» **What is being asked**:
Copy all lines below exactly as written. Leave pictures out.

——————

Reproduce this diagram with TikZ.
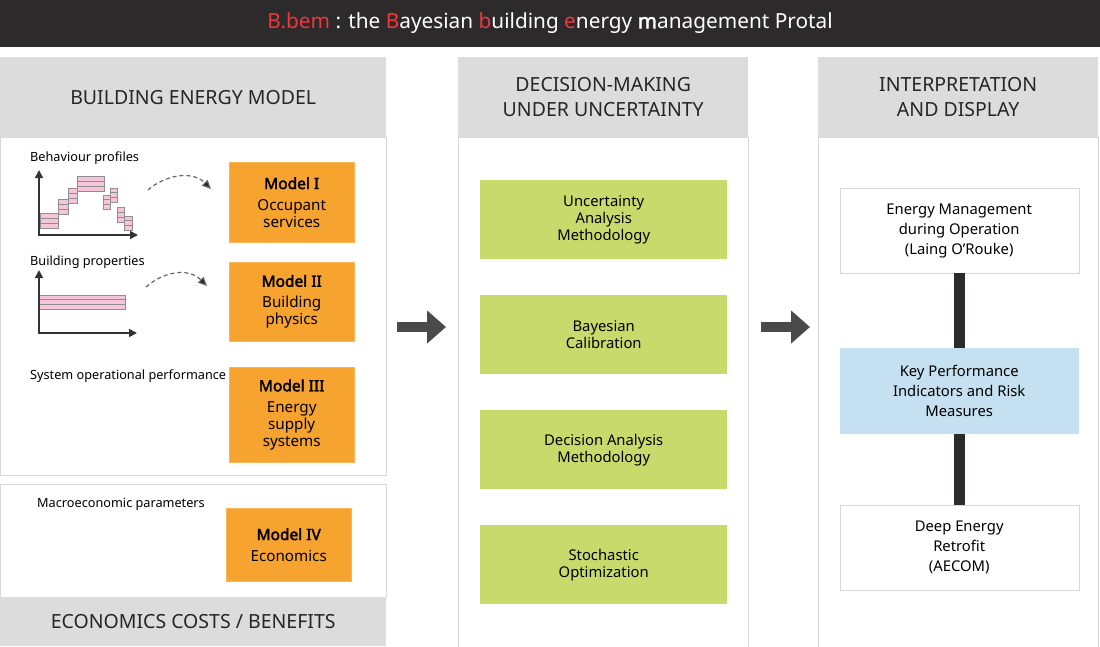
\documentclass[tikz,border=0pt]{standalone}
\usepackage{fontspec}
\setmainfont{Noto Sans}
\newfontfamily\bfnt{Noto Sans}[FakeBold=2.2]
\usetikzlibrary{arrows.meta}
\definecolor{topbar}{HTML}{2D2A2B}
\definecolor{bred}{HTML}{F0373C}
\definecolor{hdrgray}{HTML}{DCDCDC}
\definecolor{bordergray}{HTML}{D8D8D8}
\definecolor{orangebox}{HTML}{F7A330}
\definecolor{greenbox}{HTML}{C9DA6C}
\definecolor{bluebox}{HTML}{C5E0F0}
\definecolor{arrowgray}{HTML}{4A4A4A}
\definecolor{pinkfill}{HTML}{F6C5D9}
\definecolor{pinkedge}{HTML}{8F8F8F}
\newcommand{\pblock}[4]{\filldraw[pinkblk] (#1,#2) rectangle (#3,#4);
  \draw[pinkblk] (#1,{(2*#2+#4)/3}) -- (#3,{(2*#2+#4)/3});
  \draw[pinkblk] (#1,{(#2+2*#4)/3}) -- (#3,{(#2+2*#4)/3});}
\begin{document}
\begin{tikzpicture}[x=1pt,y=-1pt,
  header/.style={fill=hdrgray, draw=none, inner sep=0pt, anchor=north west, align=center, text=black!85, font=\fontsize{19.5}{25}\selectfont},
  panel/.style={draw=bordergray, line width=1pt},
  mbox/.style={fill=orangebox, draw=orangebox!80!white, inner sep=0pt, anchor=north west, minimum width=125pt, align=center, font=\fontsize{15.2}{17}\selectfont},
  gbox/.style={fill=greenbox, draw=none, inner sep=0pt, anchor=north west, minimum width=247pt, minimum height=79pt, align=center, font=\fontsize{14.8}{17}\selectfont},
  rbox/.style={fill=white, draw=bordergray, inner sep=0pt, anchor=north west, minimum width=239pt, align=center, font=\fontsize{14.8}{20}\selectfont},
  lbl/.style={anchor=west, inner sep=0pt, font=\fontsize{12.7}{15}\selectfont},
  axis/.style={line width=1.6pt, draw=black!80, -{Triangle[length=8pt,width=8pt]}},
  pinkblk/.style={fill=pinkfill, draw=pinkedge, line width=0.6pt},
  dasharrow/.style={dashed, dash pattern=on 4pt off 3pt, line width=1.2pt, draw=black!60, -{Triangle[length=9pt,width=8pt,fill=black!85]}},
  bigarrow/.style={line width=10pt, draw=arrowgray, -{Triangle[length=19pt,width=32pt]}},
  bar/.style={line width=11pt, draw=topbar}]
\useasboundingbox (0,0) rectangle (1100,646);
\fill[white] (0,0) rectangle (1100,646);
% title bar
\fill[topbar] (0,0) rectangle (1100,47);
\node[text=white, font=\fontsize{20.8}{24}\selectfont] (title) at (550,23)
  {\textcolor{bred}{B.bem} : the \textcolor{bred}{B}ayesian \textcolor{bred}{b}uilding \textcolor{bred}{e}nergy {\bfnt m}anagement Protal};
% left panel
\node[header, minimum width=386pt, minimum height=80pt] (h1) at (0,57) {BUILDING ENERGY MODEL};
\draw[panel] (0.5,137) rectangle (386,475);
\draw[panel] (0.5,484) rectangle (386,597);
\node[header, minimum width=386pt, minimum height=49pt] (f1) at (0,597) {ECONOMICS COSTS / BENEFITS};
% middle panel
\node[header, minimum width=290pt, minimum height=80pt] (h2) at (458,57) {DECISION-MAKING\\UNDER UNCERTAINTY};
\draw[panel] (458,137) rectangle (748,647);
% right panel
\node[header, minimum width=280pt, minimum height=80pt] (h3) at (818,57) {INTERPRETATION\\AND DISPLAY};
\draw[panel] (818,137) rectangle (1098,647);
% labels
\node[lbl] (lb1) at (30,158) {Behaviour profiles};
\node[lbl] (lb2) at (30,262) {Building properties};
\node[lbl] (lb3) at (30,376) {System operational performance};
\node[lbl] (lb4) at (37,504) {Macroeconomic parameters};
% chart 1
\pblock{40}{213}{58}{228}
\pblock{58}{199}{68}{214}
\pblock{68}{188}{77}{203}
\pblock{77}{176}{104}{191}
\pblock{103}{195}{110}{209}
\pblock{110}{188}{117}{202}
\pblock{117}{207}{124}{222}
\pblock{124}{216}{132}{230}
\draw[axis] (39,235) -- (39,170);
\draw[axis] (38.2,235) -- (138,235);
% chart 2
\pblock{39}{295}{125}{309}
\draw[axis] (39,333) -- (39,270);
\draw[axis] (38.2,333) -- (137,333);
% models
\node[mbox, minimum height=80pt] (m1) at (229,162) {{\bfnt\fontsize{15.5}{17}\selectfont Model I}\\[4pt]Occupant\\services};
\node[mbox, minimum height=79pt] (m2) at (229,262) {{\bfnt\fontsize{15.5}{17}\selectfont Model II}\\[4pt]Building\\physics};
\node[mbox, minimum height=95pt] (m3) at (229,367) {{\bfnt\fontsize{15.5}{17}\selectfont Model III}\\[4pt]Energy\\supply\\systems};
\node[mbox, minimum height=73pt] (m4) at (226,508) {{\bfnt\fontsize{15.5}{17}\selectfont Model IV}\\[4pt]Economics};
% dashed arrows
\coordinate (d1s) at (148,190);
\coordinate (d1e) at (211,189);
\coordinate (d2s) at (146,287);
\coordinate (d2e) at (207,286);
\draw[dasharrow] (d1s) .. controls (165,175) and (192,170) .. (d1e);
\draw[dasharrow] (d2s) .. controls (163,272) and (188,267) .. (d2e);
% green boxes
\node[gbox] (g1) at (480,180) {Uncertainty\\Analysis\\Methodology};
\node[gbox] (g2) at (480,295) {Bayesian\\Calibration};
\node[gbox] (g3) at (480,410) {Decision Analysis\\Methodology};
\node[gbox] (g4) at (480,525) {Stochastic\\Optimization};
% big arrows
\coordinate (a1s) at (397,327);
\coordinate (a1e) at (446,327);
\coordinate (a2s) at (761,327);
\coordinate (a2e) at (810,327);
\draw[bigarrow] (a1s) -- (a1e);
\draw[bigarrow] (a2s) -- (a2e);
% right boxes
\node[rbox, minimum height=85pt] (em) at (839.5,188) {Energy Management\\during Operation\\(Laing O'Rouke)};
\node[rbox, fill=bluebox, draw=none, minimum height=86pt] (kpi) at (839.5,348) {Key Performance\\Indicators and Risk\\Measures};
\node[rbox, minimum height=85pt] (der) at (839.5,505) {Deep Energy\\Retrofit\\(AECOM)};
\draw[bar] (em.south) -- (kpi.north);
\draw[bar] (kpi.south) -- (der.north);
\end{tikzpicture}
\end{document}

——————

» **Exercise solution**:
Reproduce this diagram with TikZ.
\documentclass[tikz,border=0pt]{standalone}
\usepackage{fontspec}
\setmainfont{Noto Sans}
\newfontfamily\bfnt{Noto Sans}[FakeBold=2.2]
\usetikzlibrary{arrows.meta}
\definecolor{topbar}{HTML}{2D2A2B}
\definecolor{bred}{HTML}{F0373C}
\definecolor{hdrgray}{HTML}{DCDCDC}
\definecolor{bordergray}{HTML}{D8D8D8}
\definecolor{orangebox}{HTML}{F7A330}
\definecolor{greenbox}{HTML}{C9DA6C}
\definecolor{bluebox}{HTML}{C5E0F0}
\definecolor{arrowgray}{HTML}{4A4A4A}
\definecolor{pinkfill}{HTML}{F6C5D9}
\definecolor{pinkedge}{HTML}{8F8F8F}
\newcommand{\pblock}[4]{\filldraw[pinkblk] (#1,#2) rectangle (#3,#4);
  \draw[pinkblk] (#1,{(2*#2+#4)/3}) -- (#3,{(2*#2+#4)/3});
  \draw[pinkblk] (#1,{(#2+2*#4)/3}) -- (#3,{(#2+2*#4)/3});}
\begin{document}
\begin{tikzpicture}[x=1pt,y=-1pt,
  header/.style={fill=hdrgray, draw=none, inner sep=0pt, anchor=north west, align=center, text=black!85, font=\fontsize{19.5}{25}\selectfont},
  panel/.style={draw=bordergray, line width=1pt},
  mbox/.style={fill=orangebox, draw=orangebox!80!white, inner sep=0pt, anchor=north west, minimum width=125pt, align=center, font=\fontsize{15.2}{17}\selectfont},
  gbox/.style={fill=greenbox, draw=none, inner sep=0pt, anchor=north west, minimum width=247pt, minimum height=79pt, align=center, font=\fontsize{14.8}{17}\selectfont},
  rbox/.style={fill=white, draw=bordergray, inner sep=0pt, anchor=north west, minimum width=239pt, align=center, font=\fontsize{14.8}{20}\selectfont},
  lbl/.style={anchor=west, inner sep=0pt, font=\fontsize{12.7}{15}\selectfont},
  axis/.style={line width=1.6pt, draw=black!80, -{Triangle[length=8pt,width=8pt]}},
  pinkblk/.style={fill=pinkfill, draw=pinkedge, line width=0.6pt},
  dasharrow/.style={dashed, dash pattern=on 4pt off 3pt, line width=1.2pt, draw=black!60, -{Triangle[length=9pt,width=8pt,fill=black!85]}},
  bigarrow/.style={line width=10pt, draw=arrowgray, -{Triangle[length=19pt,width=32pt]}},
  bar/.style={line width=11pt, draw=topbar}]
\useasboundingbox (0,0) rectangle (1100,646);
\fill[white] (0,0) rectangle (1100,646);
% title bar
\fill[topbar] (0,0) rectangle (1100,47);
\node[text=white, font=\fontsize{20.8}{24}\selectfont] (title) at (550,23)
  {\textcolor{bred}{B.bem} : the \textcolor{bred}{B}ayesian \textcolor{bred}{b}uilding \textcolor{bred}{e}nergy {\bfnt m}anagement Protal};
% left panel
\node[header, minimum width=386pt, minimum height=80pt] (h1) at (0,57) {BUILDING ENERGY MODEL};
\draw[panel] (0.5,137) rectangle (386,475);
\draw[panel] (0.5,484) rectangle (386,597);
\node[header, minimum width=386pt, minimum height=49pt] (f1) at (0,597) {ECONOMICS COSTS / BENEFITS};
% middle panel
\node[header, minimum width=290pt, minimum height=80pt] (h2) at (458,57) {DECISION-MAKING\\UNDER UNCERTAINTY};
\draw[panel] (458,137) rectangle (748,647);
% right panel
\node[header, minimum width=280pt, minimum height=80pt] (h3) at (818,57) {INTERPRETATION\\AND DISPLAY};
\draw[panel] (818,137) rectangle (1098,647);
% labels
\node[lbl] (lb1) at (30,158) {Behaviour profiles};
\node[lbl] (lb2) at (30,262) {Building properties};
\node[lbl] (lb3) at (30,376) {System operational performance};
\node[lbl] (lb4) at (37,504) {Macroeconomic parameters};
% chart 1
\pblock{40}{213}{58}{228}
\pblock{58}{199}{68}{214}
\pblock{68}{188}{77}{203}
\pblock{77}{176}{104}{191}
\pblock{103}{195}{110}{209}
\pblock{110}{188}{117}{202}
\pblock{117}{207}{124}{222}
\pblock{124}{216}{132}{230}
\draw[axis] (39,235) -- (39,170);
\draw[axis] (38.2,235) -- (138,235);
% chart 2
\pblock{39}{295}{125}{309}
\draw[axis] (39,333) -- (39,270);
\draw[axis] (38.2,333) -- (137,333);
% models
\node[mbox, minimum height=80pt] (m1) at (229,162) {{\bfnt\fontsize{15.5}{17}\selectfont Model I}\\[4pt]Occupant\\services};
\node[mbox, minimum height=79pt] (m2) at (229,262) {{\bfnt\fontsize{15.5}{17}\selectfont Model II}\\[4pt]Building\\physics};
\node[mbox, minimum height=95pt] (m3) at (229,367) {{\bfnt\fontsize{15.5}{17}\selectfont Model III}\\[4pt]Energy\\supply\\systems};
\node[mbox, minimum height=73pt] (m4) at (226,508) {{\bfnt\fontsize{15.5}{17}\selectfont Model IV}\\[4pt]Economics};
% dashed arrows
\coordinate (d1s) at (148,190);
\coordinate (d1e) at (211,189);
\coordinate (d2s) at (146,287);
\coordinate (d2e) at (207,286);
\draw[dasharrow] (d1s) .. controls (165,175) and (192,170) .. (d1e);
\draw[dasharrow] (d2s) .. controls (163,272) and (188,267) .. (d2e);
% green boxes
\node[gbox] (g1) at (480,180) {Uncertainty\\Analysis\\Methodology};
\node[gbox] (g2) at (480,295) {Bayesian\\Calibration};
\node[gbox] (g3) at (480,410) {Decision Analysis\\Methodology};
\node[gbox] (g4) at (480,525) {Stochastic\\Optimization};
% big arrows
\coordinate (a1s) at (397,327);
\coordinate (a1e) at (446,327);
\coordinate (a2s) at (761,327);
\coordinate (a2e) at (810,327);
\draw[bigarrow] (a1s) -- (a1e);
\draw[bigarrow] (a2s) -- (a2e);
% right boxes
\node[rbox, minimum height=85pt] (em) at (839.5,188) {Energy Management\\during Operation\\(Laing O'Rouke)};
\node[rbox, fill=bluebox, draw=none, minimum height=86pt] (kpi) at (839.5,348) {Key Performance\\Indicators and Risk\\Measures};
\node[rbox, minimum height=85pt] (der) at (839.5,505) {Deep Energy\\Retrofit\\(AECOM)};
\draw[bar] (em.south) -- (kpi.north);
\draw[bar] (kpi.south) -- (der.north);
\end{tikzpicture}
\end{document}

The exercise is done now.